With these two models alone, a view method in the child project would return content from the child database:

    content = Content.objects.all()


But we want it to retrieve records from that common coreproject database instead.

Now, I got a really great headstart on all this from Malcolm Treddinick, in his response to my Django users post "Multiple projects, model inheritance, and one common database". What he suggested was creating a QuerySet object and then setting the connection. I also found this older post from Simon Willison, leading to the Django users thread on the multi-database API proposal, that suggests a Query object first. Malcolm's suggestion is what I went with, but for my purposes they amount to essentially the same thing:

class MyManager(Manager):
    def get_query_set(self):
        qs = QuerySet(self.model)
        qs.query.connection = self.set_connection()  
        # pass the results off to another var:
        qset = qs
        # then close the connection if you need to return to your original db settings:
        qs.query.connection.close()
        return qset


So, back to the coreproject model to create a custom model manager to establish the connection parameters.

from django.db import models
from django.db.models.query import QuerySet
from django.db.models.sql.query import Query
from django.db.backends.mysql.base import DatabaseWrapper

class CoreContentManager(models.Manager):
    def get_query_set(self):
        qs = QuerySet(self.model)
        qs.query.connection = self.set_connection()  
	# logging out qs.query.connection should give you a DatabaseWrapper object:
	# <django.db.backends.mysql.base.DatabaseWrapper object at 0x170c300>
        qset = qs
        qs.query.connection.close()
        return qset

    def set_connection(self):
        self.connection = DatabaseWrapper()
        settings.DATABASE_NAME = "coreproject"
        return self.connection


It's that simple, at least in my case. I'm overriding the get_query_set method, and when I create the Query object, calling another method - set_connection() - that changes one of the db settings for this model. (This assumes that my coreproject database lives in the same place as the other two child databases, same user/passwd, etc., just a different database name.)

It took a bit of poking at the internal DatabaseWrapper class to figure out what to pass in to change the settings. I'm sure there are other ways this could be done, and there may be hidden costs that I haven't seen yet to changing the db settings on the fly here in the manager. I'll letcha know what happens.

So, now that I've got this custom manager forcing the model to point to the coreproject database, I need to revisit the parent CoreContent model and make a few small changes:

class CoreContent(models.Model):
    title = models.CharField(max_length=255)
    slug = models.SlugField(max_length=255, unique=True)
    created_at = models.DateTimeField(auto_now_add=True)
    yaddayadda = models.CharField(max_length=255)

    objects = models.Manager()
    contents = CoreContentManager()

    class Meta:
        abstract = True


See what I did there?
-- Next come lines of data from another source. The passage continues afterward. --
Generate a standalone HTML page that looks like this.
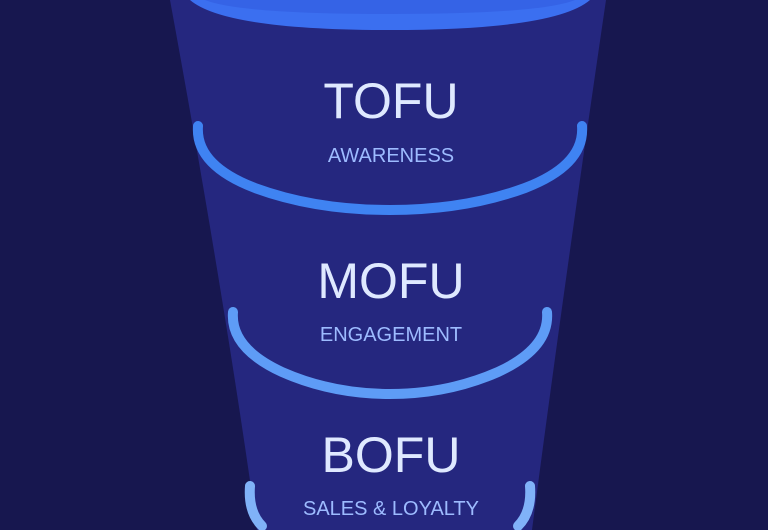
<!DOCTYPE html>
<html><head><style>
html,body{margin:0;padding:0;background:#17174f;width:768px;height:530px;overflow:hidden;}
svg{display:block;}
text{font-family:"Liberation Sans",sans-serif;text-anchor:middle;}
</style></head><body>
<svg width="768" height="530" viewBox="0 0 768 530">
<rect width="768" height="530" fill="#17174f"/>
<path d="M170 0 Q225 300 257 530 L532 530 Q562 300 606 0 Z" fill="#25277f"/>
<path d="M190 0 L590 0 Q555 30 390 30 Q225 30 190 0 Z" fill="#3b6ff0"/>
<path d="M205 0 L575 0 Q540 14 390 14 Q240 14 205 0 Z" fill="#3563e6"/>
<path d="M198 126 Q195 165 255 188 Q315 210 390 210 Q465 210 525 188 Q585 165 582 126" fill="none" stroke="#3f83f2" stroke-width="10" stroke-linecap="round"/>
<path d="M233 312 Q230 348 282 372 Q332 394 390 394 Q448 394 498 372 Q550 348 547 312" fill="none" stroke="#5e9cf6" stroke-width="10" stroke-linecap="round"/>
<path d="M250 486 Q248 512 262 526" fill="none" stroke="#80b2f8" stroke-width="10" stroke-linecap="round"/>
<path d="M530 486 Q532 512 518 526" fill="none" stroke="#80b2f8" stroke-width="10" stroke-linecap="round"/>
<text x="391" y="118" font-size="50" fill="#dfe9ff">TOFU</text>
<text x="391" y="162" font-size="20" fill="#9dbbff">AWARENESS</text>
<text x="391" y="298" font-size="50" fill="#dfe9ff">MOFU</text>
<text x="391" y="341" font-size="20" fill="#9dbbff">ENGAGEMENT</text>
<text x="391" y="472" font-size="50" fill="#dfe9ff">BOFU</text>
<text x="391" y="515" font-size="20" fill="#9dbbff">SALES &amp; LOYALTY</text>
</svg>
</body></html>
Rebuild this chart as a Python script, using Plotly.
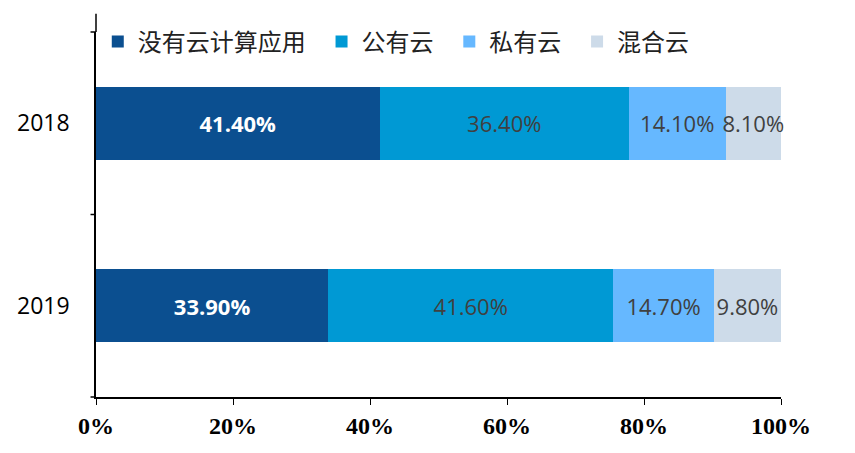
import plotly.graph_objects as go

years = ["2018", "2019"]
series = ["没有云计算应用", "公有云", "私有云", "混合云"]
values = [[41.4, 33.9], [36.4, 41.6], [14.1, 14.7], [8.1, 9.8]]
colors = ["#0b4f90", "#0099d4", "#66b8ff", "#cddbe9"]
tick_vals = [0, 20, 40, 60, 80, 100]
tick_text = ["0%", "20%", "40%", "60%", "80%", "100%"]

fig = go.Figure()
for i, (name, vals) in enumerate(zip(series, values)):
    fig.add_trace(go.Bar(
        y=years, x=vals, name=name + "  ", orientation="h",
        marker=dict(color=colors[i], line=dict(width=0)),
        text=[f"{v:.2f}%" for v in vals], textposition="inside",
        insidetextanchor="middle", textangle=0, cliponaxis=False,
        textfont=dict(size=22, color="white" if i == 0 else "#404040",
                      family="Open Sans",
                      weight="bold" if i == 0 else "normal"),
        constraintext="none",
    ))

fig.update_layout(
    barmode="stack", bargap=0.6, width=855, height=453,
    margin=dict(l=88, r=82, t=24, b=64, autoexpand=False),
    plot_bgcolor="white", paper_bgcolor="white",
    legend=dict(orientation="h", xref="container", yref="container",
                x=0.105, y=0.925, xanchor="left", yanchor="middle",
                font=dict(size=24, family="Noto Sans CJK SC", color="#222"),
                traceorder="normal", bgcolor="rgba(0,0,0,0)"),
    xaxis=dict(range=[0, 100], tickvals=tick_vals, ticktext=tick_text, automargin=False,
               showgrid=False, zeroline=False, showline=True, linecolor="black",
               linewidth=1.5, ticks="outside", ticklen=6, tickcolor="black",
               tickfont=dict(size=24, family="Liberation Serif", color="black", weight="bold")),
    yaxis=dict(autorange="reversed", type="category", showgrid=False, automargin=False,
               showline=True, linecolor="black", linewidth=1.5,
               ticks="", ticklabelstandoff=20,
               tickfont=dict(size=23, family="Open Sans", color="black")),
)
fig.add_shape(type="line", xref="paper", yref="paper", x0=0, x1=0, y0=1, y1=1.05,
              line=dict(color="black", width=1.5))
for yy in [0, 0.5, 1.0]:
    fig.add_shape(type="line", xref="paper", yref="paper", x0=-0.008, x1=0, y0=yy, y1=yy,
                  line=dict(color="black", width=1.5))
fig.write_html("out.html")
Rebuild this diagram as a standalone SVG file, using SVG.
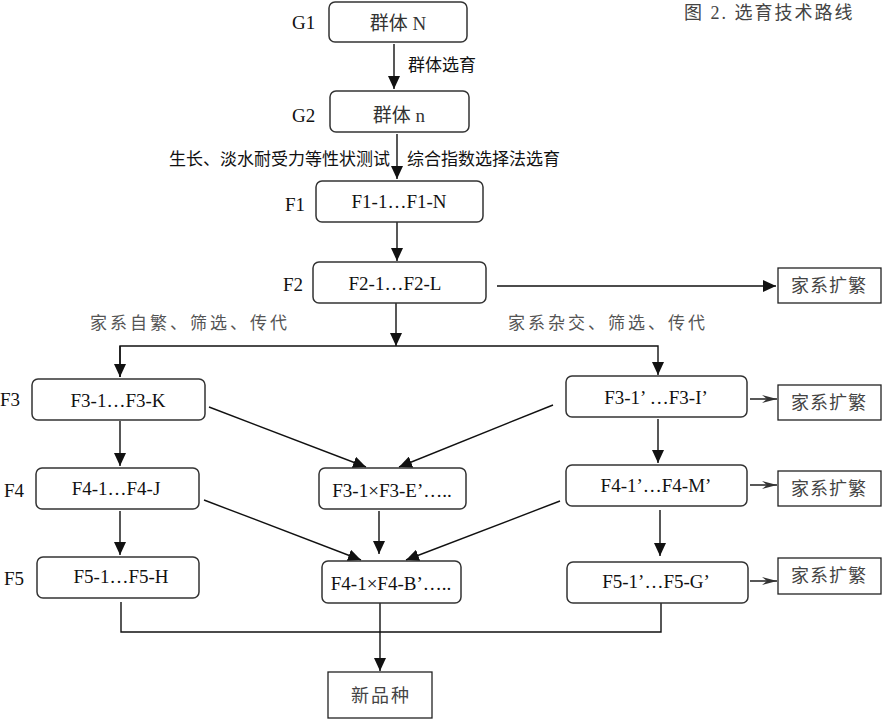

The default QuerySet "objects" will retrieve from the local database of the project that calls it, but "contents" will be handled by the CoreContentManager - and will pull from the coreproject database. (For a little more information on how that works, take a look at the Django documentation on custom managers.)

So back down in my child project, that line where I'm doing the select in the view method changes to this:

    content = Content.contents.all()


A few extra notes:

One of the things I did while playing around in my custom manager was to figure out how to create a Python connection object:

>> import MySQLdb as Database

>> connection = Database.connect(user='myusername', passwd='mypassword', db='mycoredb', host=settings.DATABASE_HOST ... )


But that's not what Query wants - when you pass back a new connection setting, it needs to be an instance of the DatabaseWrapper.

It's probably worth reading through that DatabaseWrapper class and a few others to educate yourself - drill down to /django/db/backends/mysql/base.py (or look at it here).

The Python Database API Specification v2.0 was also an informative read.